Human Beings & Bots- Getting The Balance Right

If you only do five things to your website, checking your content should definitely be one of them!

Call them site traffic, visitors, or customers, but human beings are one half of the balance that your website homepage needs to achieve in order to work successfully. Humans have specific needs- when they arrive at a website, they expect to find the information they’re searching for within seconds, especially if they’re experienced internet users. Ultimately, they’re your customers, and you need to provide the information they need about the products and services that they could potentially buy from your site. You need to be clear and concise with what you provide, but equally don’t fill the page with lots of superfluous information.

When writing the text for your website, look at it critically, and encourage other people to do so too. It's all very easy to write text using keywords and search terms to attract search engines, which will attract traffic - but it's the wrong kind of traffic and won't stay around for very long. You are aiming to sell products and services to humans not search engines, bots and the other faceless mechanical beings of the internet. They are an important factor to be considered of course, but its important that you prioritise here- your text must make sense to human beings above anything else.

When writing text for your own website, it can be all too easy to select keywords relevant to your website and build them into minimal sentences on each page with little effort, and as mentioned above, although they may provide you with a lot of traffic, you are unlikely to see an improvement in your sales - simply because it wasn't a human who clicked on your site or if a human visitor did click on your site chances are they will leave almost instantly.

You will probably end up with a lot of traffic in the 0-10 second range, which are usually non-human or disappointed visitors. The text won’t appeal to the humans and they’ll leave the site, which means you’ve missed out on those potential customers and their enquiries and sales, also known in Search Engine Land as ‘conversions.’

If a human was unfortunate enough to click upon your site filled with unimaginative, uninformative information, chances are that they clicked the dreaded 'back' button and left immediately - as a rule of thumb, most surfers will stay for less than ten seconds trying to find the information that they need. Like picking up a newspaper where the headline catches your attention and makes you want to read on, you'll need to grab the readers' attention within the first sentence. Give them the information that was promised within your description and a little bit more too. Keep the tone positive and in keeping with the 'image' of your company.

Now for the technical science bit! As well as ensuring that the text on your homepage, and indeed the rest of your site, is suitable for human consumption, you also have to consider the bots to. Bots are the mechanical beings which file your site with the search engines- if you’ve been reading our 101 Marketing Tips so far, you’ll know exactly what they are- but if not, in a nutshell, these little critters are the equivalent of virtual secretaries- they index your site content, selecting page titles, subtitles, keywords and images and report their findings. Their findings equal how far up or down the rankings the search engine lists your site.

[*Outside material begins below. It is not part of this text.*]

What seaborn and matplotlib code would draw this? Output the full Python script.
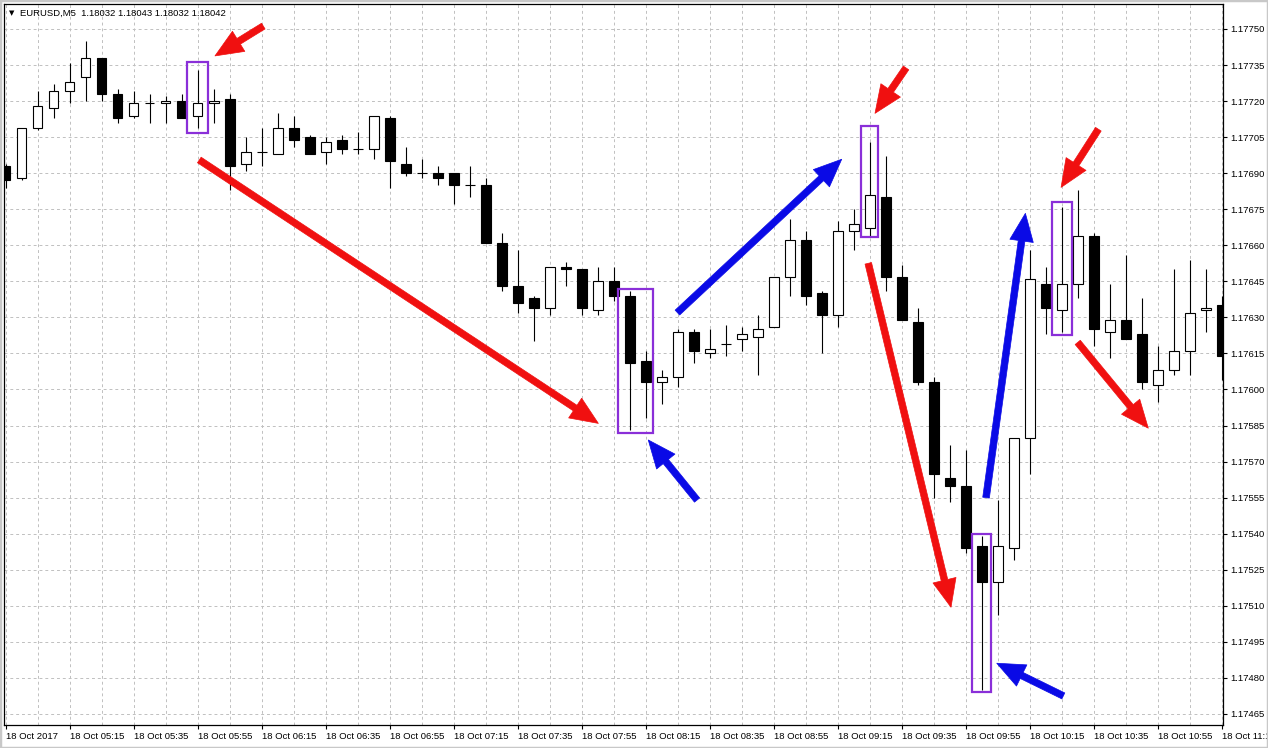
import numpy as np
import matplotlib
matplotlib.use("Agg")
import matplotlib.pyplot as plt
from matplotlib.patches import Rectangle
import seaborn as sns

# EURUSD M5 candles, 18 Oct 2017 04:55 .. 11:15 (one bar per 5 minutes)
open_ = [1.17693, 1.17688, 1.17709, 1.17717, 1.17724, 1.17730, 1.17738, 1.17723, 1.17714, 1.17719,
         1.17719, 1.17720, 1.17714, 1.17719, 1.17721, 1.17694, 1.17699, 1.17698, 1.17709, 1.17705,
         1.17699, 1.17704, 1.17700, 1.17700, 1.17713, 1.17694, 1.17690, 1.17690, 1.17690, 1.17685,
         1.17685, 1.17661, 1.17643, 1.17638, 1.17634, 1.17651, 1.17650, 1.17633, 1.17645, 1.17639,
         1.17612, 1.17603, 1.17605, 1.17624, 1.17615, 1.17619, 1.17621, 1.17622, 1.17626, 1.17647,
         1.17662, 1.17640, 1.17631, 1.17666, 1.17667, 1.17680, 1.17647, 1.17628, 1.17603, 1.17563,
         1.17560, 1.17535, 1.17520, 1.17534, 1.17580, 1.17644, 1.17633, 1.17644, 1.17664, 1.17624,
         1.17629, 1.17623, 1.17602, 1.17608, 1.17616, 1.17633, 1.17635]
high = [1.17694, 1.17709, 1.17724, 1.17727, 1.17736, 1.17745, 1.17738, 1.17725, 1.17724, 1.17723,
        1.17722, 1.17723, 1.17733, 1.17725, 1.17723, 1.17705, 1.17709, 1.17715, 1.17714, 1.17706,
        1.17705, 1.17706, 1.17707, 1.17714, 1.17714, 1.17701, 1.17696, 1.17693, 1.17690, 1.17693,
        1.17688, 1.17665, 1.17658, 1.17639, 1.17651, 1.17653, 1.17650, 1.17651, 1.17651, 1.17641,
        1.17616, 1.17608, 1.17625, 1.17625, 1.17625, 1.17627, 1.17626, 1.17631, 1.17647, 1.17671,
        1.17666, 1.17641, 1.17670, 1.17675, 1.17703, 1.17697, 1.17652, 1.17634, 1.17605, 1.17577,
        1.17575, 1.17539, 1.17554, 1.17580, 1.17658, 1.17651, 1.17676, 1.17683, 1.17665, 1.17644,
        1.17656, 1.17638, 1.17618, 1.17650, 1.17654, 1.17650, 1.17639]
low = [1.17684, 1.17687, 1.17708, 1.17713, 1.17719, 1.17720, 1.17720, 1.17711, 1.17713, 1.17711,
       1.17711, 1.17713, 1.17709, 1.17711, 1.17683, 1.17691, 1.17693, 1.17698, 1.17701, 1.17698,
       1.17694, 1.17698, 1.17698, 1.17696, 1.17684, 1.17689, 1.17688, 1.17685, 1.17677, 1.17680,
       1.17661, 1.17641, 1.17632, 1.17620, 1.17631, 1.17643, 1.17631, 1.17631, 1.17637, 1.17583,
       1.17588, 1.17594, 1.17601, 1.17611, 1.17613, 1.17614, 1.17616, 1.17606, 1.17626, 1.17639,
       1.17635, 1.17615, 1.17626, 1.17658, 1.17664, 1.17641, 1.17629, 1.17602, 1.17555, 1.17553,
       1.17532, 1.17475, 1.17506, 1.17529, 1.17565, 1.17623, 1.17624, 1.17638, 1.17618, 1.17613,
       1.17621, 1.17600, 1.17595, 1.17606, 1.17606, 1.17624, 1.17604]
close = [1.17687, 1.17709, 1.17718, 1.17724, 1.17728, 1.17738, 1.17723, 1.17713, 1.17719, 1.17719,
         1.17720, 1.17713, 1.17719, 1.17720, 1.17693, 1.17699, 1.17699, 1.17709, 1.17704, 1.17698,
         1.17703, 1.17700, 1.17700, 1.17714, 1.17695, 1.17690, 1.17690, 1.17688, 1.17685, 1.17685,
         1.17661, 1.17643, 1.17636, 1.17634, 1.17651, 1.17650, 1.17634, 1.17645, 1.17639, 1.17611,
         1.17603, 1.17605, 1.17624, 1.17616, 1.17617, 1.17619, 1.17623, 1.17625, 1.17647, 1.17662,
         1.17639, 1.17631, 1.17666, 1.17669, 1.17681, 1.17647, 1.17629, 1.17603, 1.17565, 1.17560,
         1.17534, 1.17520, 1.17535, 1.17580, 1.17646, 1.17634, 1.17644, 1.17664, 1.17625, 1.17629,
         1.17621, 1.17603, 1.17608, 1.17616, 1.17632, 1.17634, 1.17614]

time_labels = ["18 Oct 2017", "18 Oct 05:15", "18 Oct 05:35", "18 Oct 05:55", "18 Oct 06:15",
               "18 Oct 06:35", "18 Oct 06:55", "18 Oct 07:15", "18 Oct 07:35", "18 Oct 07:55",
               "18 Oct 08:15", "18 Oct 08:35", "18 Oct 08:55", "18 Oct 09:15", "18 Oct 09:35",
               "18 Oct 09:55", "18 Oct 10:15", "18 Oct 10:35", "18 Oct 10:55", "18 Oct 11:15"]
price_labels = ["1.17465", "1.17480", "1.17495", "1.17510", "1.17525", "1.17540", "1.17555",
                "1.17570", "1.17585", "1.17600", "1.17615", "1.17630", "1.17645", "1.17660",
                "1.17675", "1.17690", "1.17705", "1.17720", "1.17735", "1.17750"]

header = "EURUSD,M5  1.18032 1.18043 1.18032 1.18042"

# marked candles: (bar from, bar to, price low, price high)
boxes = [(11.31, 12.66, 1.177066, 1.177364),
         (38.25, 40.48, 1.175820, 1.176418),
         (53.44, 54.54, 1.176636, 1.177098),
         (60.38, 61.58, 1.174741, 1.175399),
         (65.38, 66.66, 1.176227, 1.176781)]

# arrows: (colour, tail bar, tail price, tip bar, tip price)
arrows = [("red", 16.1, 1.177512, 13.08, 1.177388),
          ("red", 12.1, 1.176955, 37.04, 1.175859),
          ("blue", 43.21, 1.175540, 40.16, 1.175790),
          ("blue", 41.98, 1.176320, 52.25, 1.176958),
          ("red", 56.27, 1.177338, 54.33, 1.177149),
          ("red", 53.91, 1.176525, 59.08, 1.175094),
          ("blue", 61.27, 1.175550, 63.73, 1.176733),
          ("blue", 66.1, 1.174725, 61.94, 1.174861),
          ("red", 68.29, 1.177083, 65.96, 1.176841),
          ("red", 67.0, 1.176196, 71.41, 1.175839)]

sns.set_theme(style="white")
plt.rcParams['font.family'] = ['Liberation Sans', 'DejaVu Sans']

fig = plt.figure(figsize=(12.68, 7.48), dpi=100)
ax = fig.add_axes([4 / 1268, 23 / 748, 1219 / 1268, 721 / 748])

o = np.array(open_)
c = np.array(close)
x = np.arange(len(o))

ax.vlines(x, low, high, color="black", lw=0.8, zorder=3)
fills = np.where(c > o, "white", "black")
ax.bar(x, np.abs(c - o), bottom=np.minimum(o, c), width=0.6, color=fills,
       edgecolor="black", linewidth=0.8, zorder=4)

for x0, x1, y0, y1 in boxes:
    ax.add_patch(Rectangle((x0, y0), x1 - x0, y1 - y0, fill=False,
                           edgecolor="#8a2fd8", lw=1.6, zorder=5))

colours = {"red": "#f01010", "blue": "#0a0ae6"}
for col, tx, ty, hx, hy in arrows:
    ax.annotate("", xy=(hx, hy), xytext=(tx, ty),
                arrowprops=dict(arrowstyle="simple,head_length=1.0,head_width=0.85,tail_width=0.24",
                                mutation_scale=20, fc=colours[col], ec=colours[col], lw=0.5,
                                shrinkA=0, shrinkB=0), zorder=6)

ax.set_xlim(-0.106, 76.08)
ax.set_ylim(1.174604, 1.177604)

ax.set_xticks(np.arange(0, len(o), 4))
ax.set_xticklabels(time_labels)
ax.set_xticks(np.arange(2, len(o), 4), minor=True)
for lab in ax.get_xticklabels():
    lab.set_ha("left")
yt = [float(p) for p in price_labels]
ax.set_yticks(yt)
ax.set_yticklabels(price_labels)

ax.yaxis.tick_right()
ax.tick_params(axis="y", right=True, left=False, labelright=True, labelleft=False,
               direction="out", length=3, width=0.8, pad=2, labelsize=6.8, colors="black")
ax.tick_params(axis="x", which="major", bottom=True, direction="out", length=3, width=0.8,
               pad=2, labelsize=6.8, colors="black")
ax.tick_params(axis="x", which="minor", bottom=False, length=0)

ax.grid(True, which="both", color="#c0c0c0", linestyle=(0, (3, 3)), lw=0.7)
ax.set_axisbelow(True)
for s in ax.spines.values():
    s.set_color("black")
    s.set_linewidth(0.9)

fig.text(9 / 1268, 1 - 13 / 748, "\u25bc", fontsize=5, va="center", ha="left",
         family="DejaVu Sans", color="black")
fig.text(20 / 1268, 1 - 13 / 748, header, fontsize=6.8, va="center", ha="left", color="black")

fig.patches.append(Rectangle((0, 0), 1, 1, transform=fig.transFigure, fill=False,
                             edgecolor="#c8c8c8", lw=2.5))

fig.savefig("out.png", dpi=100)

Concentrate firstly on making your homepage the first entry point for your website- once you have sorted this out, it makes coordinating all of your other pages as entry points a lot easier. But firstly, let’s start from the homepage and work from there. If you’ve been paying attention to our previous marketing tips, you’ll know how important relevant keywords and meta data is (If not, you definitely need to read Keyword Research and HTML Page Titles at the very least). These are the sugar lumps that encourage hungry bots to visit and list your site above other sites with fewer relevancies.

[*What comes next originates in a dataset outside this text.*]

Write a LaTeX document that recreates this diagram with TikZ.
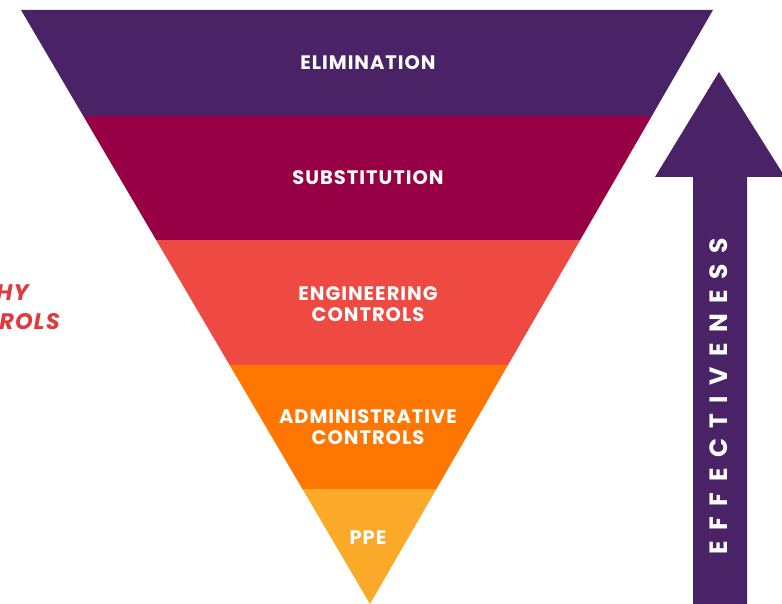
\documentclass[tikz,border=0pt]{standalone}
\usepackage{fontspec}
\setmainfont{Poppins}[BoldFont=* Bold]
\newfontfamily\lblfont{Poppins}[BoldFont=* Bold, LetterSpace=5]
\newfontfamily\arrfont{Poppins}[BoldFont=* Bold, LetterSpace=42]
\newfontfamily\sidefont{Poppins}[BoldFont=* Bold, LetterSpace=5]
\usetikzlibrary{calc}
\definecolor{cPurple}{HTML}{4A2366}
\definecolor{cMaroon}{HTML}{970044}
\definecolor{cRed}{HTML}{EF4A42}
\definecolor{cOrange}{HTML}{FF7700}
\definecolor{cYellow}{HTML}{FBA928}
\definecolor{cTitle}{HTML}{E03A3E}
\tikzset{
  lbl/.style={text=white, font=\lblfont\bfseries\fontsize{19.5}{21.5}\selectfont, align=center},
  side/.style={text=cTitle, font=\sidefont\bfseries\itshape\fontsize{22.5}{29}\selectfont, align=left}
}
\begin{document}
\begin{tikzpicture}[x=1pt,y=-1pt]
\useasboundingbox (0,0) rectangle (782,604);
\coordinate (TL) at (21,10);
\coordinate (TR) at (713,10);
\coordinate (A) at (370,604);
\foreach \n/\t in {1/0.17845,2/0.38721,3/0.59764,4/0.80640}{
  \coordinate (L\n) at ($(TL)!\t!(A)$);
  \coordinate (R\n) at ($(TR)!\t!(A)$);
}
\fill[cPurple] (TL) -- (TR) -- (R1) -- (L1) -- cycle;
\fill[cMaroon] (L1) -- (R1) -- (R2) -- (L2) -- cycle;
\fill[cRed] (L2) -- (R2) -- (R3) -- (L3) -- cycle;
\fill[cOrange] (L3) -- (R3) -- (R4) -- (L4) -- cycle;
\fill[cYellow] (L4) -- (R4) -- (A) -- cycle;
\node[lbl] (elim) at (368,63) {ELIMINATION};
\node[lbl] (subs) at (368,178) {SUBSTITUTION};
\node[lbl] (eng) at (368,304) {ENGINEERING\\CONTROLS};
\node[lbl] (adm) at (368,427) {ADMINISTRATIVE\\CONTROLS};
\node[lbl] (ppe) at (368,538) {PPE};
\fill[cPurple] (719,72) -- (785,177) -- (747,177) -- (747,604) -- (693,604) -- (693,177) -- (655,177) -- cycle;
\node[rotate=90, text=white, font=\arrfont\bfseries\fontsize{25}{27}\selectfont] (eff) at (719,396) {EFFECTIVENESS};
\node[side, anchor=east, inner sep=0pt] (t1) at (29,293) {HY};
\node[side, anchor=east, inner sep=0pt] (t2) at (60,322) {ROLS};
\end{tikzpicture}
\end{document}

To illustrate what we mean here, go to Google.co.uk and run a search. To demonstrate, we’ve used the website Carp Baits Online. We went to Google, type in ‘Carp Bait suppliers’ and when the site appears, click ‘cached’. This will show you the website in question, and highlight any of the words that you used in your search term wherever they have been used on that webpage. If you click on the image below, you'll see exactly what we mean.

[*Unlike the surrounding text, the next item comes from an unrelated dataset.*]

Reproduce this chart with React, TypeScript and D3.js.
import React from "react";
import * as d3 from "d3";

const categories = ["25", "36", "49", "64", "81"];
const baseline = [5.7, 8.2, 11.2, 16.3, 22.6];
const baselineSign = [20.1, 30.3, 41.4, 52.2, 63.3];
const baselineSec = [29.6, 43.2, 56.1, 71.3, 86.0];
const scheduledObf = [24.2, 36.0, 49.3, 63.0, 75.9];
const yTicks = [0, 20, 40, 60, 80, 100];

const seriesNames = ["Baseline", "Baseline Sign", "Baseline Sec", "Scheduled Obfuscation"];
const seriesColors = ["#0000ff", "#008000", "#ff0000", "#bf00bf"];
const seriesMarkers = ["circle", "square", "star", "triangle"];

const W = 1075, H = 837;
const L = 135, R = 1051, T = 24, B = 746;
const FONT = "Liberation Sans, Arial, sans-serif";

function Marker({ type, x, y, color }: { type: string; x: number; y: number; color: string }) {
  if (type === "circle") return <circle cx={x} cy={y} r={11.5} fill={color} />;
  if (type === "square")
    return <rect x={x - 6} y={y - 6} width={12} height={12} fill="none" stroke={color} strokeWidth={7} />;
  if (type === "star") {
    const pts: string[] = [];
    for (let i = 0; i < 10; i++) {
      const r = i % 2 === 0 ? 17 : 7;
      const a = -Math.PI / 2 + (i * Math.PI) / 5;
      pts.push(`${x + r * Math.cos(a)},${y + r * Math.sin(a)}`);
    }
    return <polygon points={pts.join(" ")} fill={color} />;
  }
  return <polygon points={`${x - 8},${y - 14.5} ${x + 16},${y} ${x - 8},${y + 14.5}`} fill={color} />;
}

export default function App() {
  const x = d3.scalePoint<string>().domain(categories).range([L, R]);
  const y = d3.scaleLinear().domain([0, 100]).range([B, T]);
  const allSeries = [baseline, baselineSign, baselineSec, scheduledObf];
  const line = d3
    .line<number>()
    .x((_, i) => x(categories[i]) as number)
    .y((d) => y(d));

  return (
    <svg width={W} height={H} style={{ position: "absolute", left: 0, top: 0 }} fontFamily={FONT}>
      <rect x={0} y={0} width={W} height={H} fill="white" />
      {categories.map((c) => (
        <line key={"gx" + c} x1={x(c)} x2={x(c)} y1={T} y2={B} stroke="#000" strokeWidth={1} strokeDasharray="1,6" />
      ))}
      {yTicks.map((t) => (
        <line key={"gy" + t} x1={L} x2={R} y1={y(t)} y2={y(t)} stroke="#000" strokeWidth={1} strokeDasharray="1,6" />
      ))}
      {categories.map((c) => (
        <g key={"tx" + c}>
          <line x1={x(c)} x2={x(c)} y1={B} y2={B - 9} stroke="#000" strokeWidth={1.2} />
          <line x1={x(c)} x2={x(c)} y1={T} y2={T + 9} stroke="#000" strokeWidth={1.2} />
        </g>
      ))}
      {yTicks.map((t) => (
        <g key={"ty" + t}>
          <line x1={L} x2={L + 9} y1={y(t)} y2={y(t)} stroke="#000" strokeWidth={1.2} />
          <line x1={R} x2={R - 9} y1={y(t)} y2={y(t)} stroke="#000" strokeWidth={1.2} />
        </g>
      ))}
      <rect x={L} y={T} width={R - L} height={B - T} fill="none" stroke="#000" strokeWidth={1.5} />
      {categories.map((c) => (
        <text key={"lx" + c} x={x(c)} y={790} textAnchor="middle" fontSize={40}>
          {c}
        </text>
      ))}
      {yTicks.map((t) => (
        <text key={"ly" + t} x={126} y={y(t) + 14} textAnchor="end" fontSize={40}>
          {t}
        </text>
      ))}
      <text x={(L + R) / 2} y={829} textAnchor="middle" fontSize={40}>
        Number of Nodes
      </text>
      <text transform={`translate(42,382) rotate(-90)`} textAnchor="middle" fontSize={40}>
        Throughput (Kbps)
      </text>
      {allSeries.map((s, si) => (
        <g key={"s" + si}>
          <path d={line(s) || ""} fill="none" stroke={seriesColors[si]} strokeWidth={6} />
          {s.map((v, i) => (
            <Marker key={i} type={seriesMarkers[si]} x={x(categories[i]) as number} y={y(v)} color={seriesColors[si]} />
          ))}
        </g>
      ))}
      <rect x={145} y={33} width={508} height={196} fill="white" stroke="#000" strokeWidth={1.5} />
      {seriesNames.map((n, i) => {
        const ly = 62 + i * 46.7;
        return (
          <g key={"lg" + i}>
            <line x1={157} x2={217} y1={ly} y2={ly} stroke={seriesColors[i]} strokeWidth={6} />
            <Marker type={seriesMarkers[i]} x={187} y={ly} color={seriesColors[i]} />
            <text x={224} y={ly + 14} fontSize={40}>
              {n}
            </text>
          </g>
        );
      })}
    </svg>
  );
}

Look at how the highlighted words have been used- this is a brilliant example of writing for human visitors to your website as well as search engines, as each highlighted word is in a relevant sentence, and as opposed to employing some of the more immoral techniques used on classic spam sites (Check out our Spammy Text Marketing Tip), this homepage still provides a good amount of clear, concise information.

Some companies often make the mistake of employing a website design which allows for very little text to be incorporated onto the home page, and as you can see, by looking at our cached example, the lack of text in your design directly affects how search engines will read the site. Bear in mind too that Google images will also crawl your site and if you would prefer your images not to be re-used by other websites you will need to watermark them, so ensure your alt. text is honest and accurate, and not stuffed with spam. You can however, use maybe one or two keywords if they describe the content, but bear in mind that alt text is there to help people who are partially or totally blind, they certainly don't want your spam. They just want to know what's in the picture.

So when it comes to checking on your content, it’s essential that you get the balance between writing for both humans and bots just right. Too much superfluous information, or too many keywords with no information put of potential customers. Sites that incorporate flashy designs with minimal texts or that possess very little information, put off the bots. Get the balance just right, and you’ll attract both with ease, and hopefully make yourself some tidy profits too. Search Engine Optimisation experts say ‘Content is King’ a lot, and they’re right. Without using those juicy keywords properly, you won’t attract the traffic that you and your website need to exist successfully.